(Problem description): Using the records below, locate all lines containing "this" and return them.

(Items from a dataset):

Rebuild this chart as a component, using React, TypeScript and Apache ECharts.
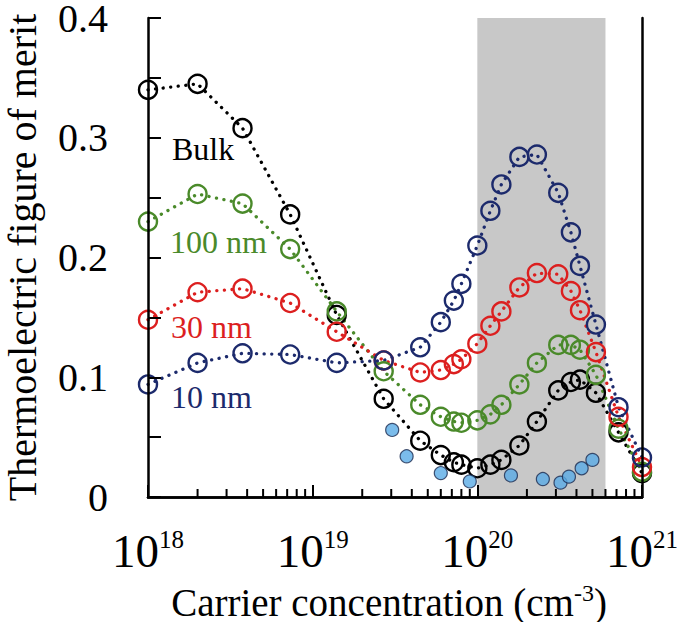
import React, { useEffect, useRef } from "react";
import * as echarts from "echarts";

const concentration = [1e18, 2e18, 3.75e18, 7.3e18, 1.4e19, 2.7e19, 4.5e19, 6e19, 7.2e19, 8e19, 1e20, 1.2e20, 1.4e20, 1.8e20, 2.3e20, 3.1e20, 3.7e20, 4.2e20, 5.25e20, 7.2e20, 1e21];
const bulk = [0.340, 0.345, 0.308, 0.236, 0.152, 0.082, 0.047, 0.035, 0.029, 0.027, 0.024, 0.027, 0.031, 0.043, 0.063, 0.089, 0.096, 0.098, 0.087, 0.054, 0.020];
const nm100 = [0.230, 0.253, 0.245, 0.207, 0.155, 0.105, 0.077, 0.067, 0.063, 0.062, 0.064, 0.069, 0.077, 0.094, 0.112, 0.127, 0.127, 0.123, 0.102, 0.057, 0.021];
const nm30 = [0.148, 0.171, 0.174, 0.162, 0.138, 0.114, 0.104, 0.106, 0.111, 0.115, 0.128, 0.143, 0.155, 0.175, 0.187, 0.186, 0.172, 0.156, 0.121, 0.067, 0.025];
const nm10 = [0.094, 0.112, 0.120, 0.119, 0.112, 0.114, 0.125, 0.146, 0.164, 0.178, 0.210, 0.239, 0.261, 0.284, 0.286, 0.254, 0.221, 0.193, 0.144, 0.075, 0.033];

const expConc = [3.04e19, 3.72e19, 6e19, 9e19, 1.6e20, 2.5e20, 3.2e20, 3.6e20, 4.3e20, 5e20];
const expZT = [0.056, 0.034, 0.020, 0.013, 0.018, 0.015, 0.012, 0.017, 0.024, 0.031];

const bandRange = [1e20, 6e20];
const minorTickPositions = [2, 3, 4, 5, 6, 7, 8, 9].flatMap((m) => [m * 1e18, m * 1e19, m * 1e20]);
const yTickLabels = ["0", "0.1", "0.2", "0.3", "0.4"];

const seriesDefs = [
  { name: "Bulk", data: bulk, color: "#000000" },
  { name: "100 nm", data: nm100, color: "#4a8a2a" },
  { name: "30 nm", data: nm30, color: "#dc1f1f" },
  { name: "10 nm", data: nm10, color: "#1c2a6c" },
];

const FONT = "Liberation Serif";

export default function App() {
  const ref = useRef<HTMLDivElement>(null);
  useEffect(() => {
    if (!ref.current) return;
    document.body.style.margin = "0";
    document.body.style.overflow = "hidden";
    const chart = echarts.init(ref.current, undefined, { renderer: "svg" });
    const lineSeries = seriesDefs.map((s) => ({
      type: "line",
      name: s.name,
      data: concentration.map((c, i) => [c, s.data[i]]),
      symbol: "circle",
      symbolSize: 18,
      itemStyle: { color: "rgba(0,0,0,0)", borderColor: s.color, borderWidth: 2.4 },
      lineStyle: { color: s.color, width: 3.3, type: [0.1, 7.5], cap: "round" },
      z: 3,
    }));
    const annot = (text: string, left: number, top: number, color: string) => ({
      text,
      left,
      top,
      padding: 0,
      z: 10,
      textStyle: { fontSize: 32, fontFamily: FONT, fontWeight: "normal", color },
    });
    const option: any = {
      animation: false,
      title: [
        annot("Bulk", 172, 133, "#000000"),
        annot("100 nm", 170, 226, "#4a8a2a"),
        annot("30 nm", 171, 311, "#dc1f1f"),
        annot("10 nm", 171, 381, "#1c2a6c"),
      ],
      grid: { left: 148, top: 18, width: 494, height: 479, show: false, containLabel: false, outerBoundsMode: "none" },
      xAxis: [
        {
          type: "log",
          logBase: 10,
          min: 1e18,
          max: 1e21,
          z: 5,
          axisLine: { show: true, lineStyle: { color: "#000", width: 2.5 } },
          axisTick: { show: true, inside: true, length: 12, lineStyle: { color: "#000", width: 2 } },
          splitLine: { show: false },
          axisLabel: {
            margin: 30,
            formatter: (v: number) => `{b|10}{s|${Math.round(Math.log10(v))}}`,
            rich: {
              b: { fontSize: 47, fontFamily: FONT, color: "#000" },
              s: { fontSize: 25, fontFamily: FONT, color: "#000", verticalAlign: "top", padding: [0, 0, 22, 0] },
            },
          },
          name: "{t|Carrier concentration (cm}{s|-3}{t|)}",
          nameLocation: "middle",
          nameGap: 84,
          nameTextStyle: {
            padding: [0, 12, 0, 0],
            rich: {
              t: { fontSize: 39, fontFamily: FONT, color: "#000" },
              s: { fontSize: 24, fontFamily: FONT, color: "#000", verticalAlign: "top", padding: [0, 0, 18, 0] },
            },
          },
        },
        {
          type: "log",
          logBase: 10,
          min: 1e18,
          max: 1e21,
          position: "top",
          z: 5,
          axisLine: { show: true, lineStyle: { color: "#000", width: 2.5 } },
          axisTick: { show: false },
          axisLabel: { show: false },
          splitLine: { show: false },
        },
      ],
      yAxis: [
        {
          type: "value",
          min: 0,
          max: 0.4,
          interval: 0.05,
          z: 5,
          axisLine: { show: true, lineStyle: { color: "#000", width: 2.5 } },
          axisTick: { show: true, inside: true, length: 13, lineStyle: { color: "#000", width: 2 } },
          splitLine: { show: false },
          axisLabel: {
            margin: 40,
            fontSize: 40,
            lineHeight: 34,
            fontFamily: FONT,
            color: "#000",
            formatter: (v: number) => {
              const r = Math.round(v * 100);
              return r % 10 === 0 ? yTickLabels[r / 10] : "";
            },
          },
          name: "Thermoelectric figure of merit",
          nameLocation: "middle",
          nameGap: 106,
          nameRotate: 90,
          nameTextStyle: { fontSize: 40, fontFamily: FONT, color: "#000" },
        },
        {
          type: "value",
          min: 0,
          max: 0.4,
          position: "right",
          z: 5,
          axisLine: { show: true, lineStyle: { color: "#000", width: 2.5 } },
          axisTick: { show: false },
          axisLabel: { show: false },
          splitLine: { show: false },
        },
      ],
      series: [
        {
          type: "custom",
          name: "minor",
          data: minorTickPositions.map((p) => [p, 0]),
          encode: { x: 0, y: 1 },
          z: 4,
          silent: true,
          renderItem: (params: any, api: any) => {
            const p = api.coord([api.value(0), 0]);
            return {
              type: "line",
              shape: { x1: p[0], y1: p[1], x2: p[0], y2: p[1] - 8 },
              style: { stroke: "#000", lineWidth: 2 },
            };
          },
          markArea: {
            silent: true,
            itemStyle: { color: "#c8c8c8" },
            data: [[{ xAxis: bandRange[0], yAxis: 0 }, { xAxis: bandRange[1], yAxis: 0.4 }]],
            z: 1,
          },
        },
        ...lineSeries,
        {
          type: "scatter",
          name: "experiment",
          data: expConc.map((c, i) => [c, expZT[i]]),
          symbol: "circle",
          symbolSize: 13,
          itemStyle: { color: "#5aabe6", borderColor: "#1a2a50", borderWidth: 1.2 },
          z: 3,
        },
      ],
    };
    chart.setOption(option);
    return () => chart.dispose();
  }, []);
  return <div ref={ref} style={{ position: "absolute", left: 0, top: 0, width: 677, height: 622 }} />;
}
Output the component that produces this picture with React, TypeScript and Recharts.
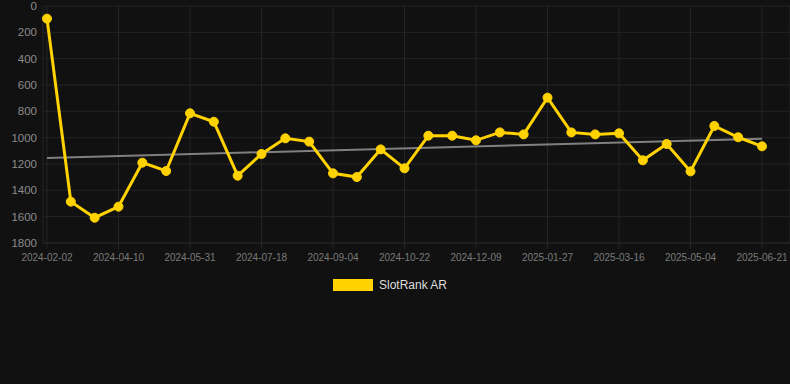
import React from "react";
import { CartesianGrid, Line, LineChart, XAxis, YAxis } from "recharts";

const dates = [
  "2024-02-02", "2024-02-20", "2024-03-08", "2024-04-10", "2024-04-27", "2024-05-14",
  "2024-05-31", "2024-06-16", "2024-07-02", "2024-07-18", "2024-08-03", "2024-08-19",
  "2024-09-04", "2024-09-20", "2024-10-06", "2024-10-22", "2024-11-07", "2024-11-23",
  "2024-12-09", "2024-12-25", "2025-01-10", "2025-01-27", "2025-02-12", "2025-02-28",
  "2025-03-16", "2025-04-01", "2025-04-17", "2025-05-04", "2025-05-20", "2025-06-05",
  "2025-06-21",
];

const rank = [
  96, 1486, 1608, 1524, 1190, 1253, 815, 879, 1289, 1124, 1005, 1030, 1271, 1299, 1089,
  1233, 985, 985, 1020, 960, 975, 696, 960, 975, 967, 1172, 1048, 1256, 911, 997, 1066,
];

// trend line: only the two ends, joined straight across
const trendStart = 1154;
const trendEnd = 1008;

const yTicks = [0, 200, 400, 600, 800, 1000, 1200, 1400, 1600, 1800];

const rows = dates.map((date, i) => ({
  date,
  rank: rank[i],
  trend: i === 0 ? trendStart : i === dates.length - 1 ? trendEnd : null,
}));

const YELLOW = "#FFD200";
const GRID = "#242424";

export default function App() {
  return (
    <div
      style={{
        position: "fixed",
        left: 0,
        top: 0,
        width: 790,
        height: 384,
        background: "#111111",
        fontFamily: "Arial, 'Liberation Sans', sans-serif",
      }}
    >
      <LineChart
        width={790}
        height={270}
        data={rows}
        margin={{ top: 6, right: 0, left: 0, bottom: 0 }}
      >
        <CartesianGrid stroke={GRID} strokeWidth={1} />
        <XAxis
          dataKey="date"
          interval={2}
          padding={{ left: 4, right: 28 }}
          height={27}
          tickSize={6}
          tickMargin={5}
          axisLine={{ stroke: GRID }}
          tickLine={{ stroke: GRID }}
          tick={{ fill: "#7a7a7a", fontSize: 10 }}
        />
        <YAxis
          reversed
          domain={[0, 1800]}
          ticks={yTicks}
          width={43}
          tickSize={0}
          tickMargin={6}
          axisLine={false}
          tickLine={false}
          tick={{ fill: "#8c8c8c", fontSize: 11.5 }}
        />
        <Line
          dataKey="trend"
          stroke="#808080"
          strokeWidth={2}
          dot={false}
          connectNulls
          isAnimationActive={false}
        />
        <Line
          dataKey="rank"
          stroke={YELLOW}
          strokeWidth={3}
          dot={{ r: 4.5, fill: YELLOW, stroke: YELLOW, strokeWidth: 1 }}
          isAnimationActive={false}
        />
      </LineChart>
      <div
        style={{
          position: "absolute",
          top: 278,
          left: 0,
          width: 780,
          display: "flex",
          justifyContent: "center",
          alignItems: "center",
          fontSize: 12,
          color: "#dddddd",
        }}
      >
        <span
          style={{
            display: "inline-block",
            width: 40,
            height: 12,
            background: YELLOW,
            marginRight: 6,
          }}
        />
        <span>SlotRank AR</span>
      </div>
    </div>
  );
}
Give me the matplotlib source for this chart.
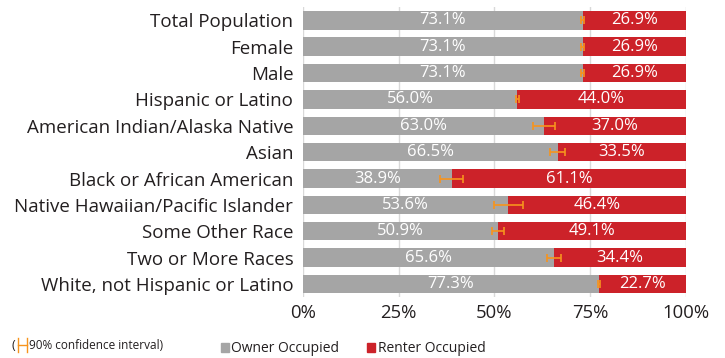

(Full solution):
Rebuild this chart as a component, using React, TypeScript and Apache ECharts.
Output the component that produces this picture with React, TypeScript and Recharts.
Give me the matplotlib source for this chart.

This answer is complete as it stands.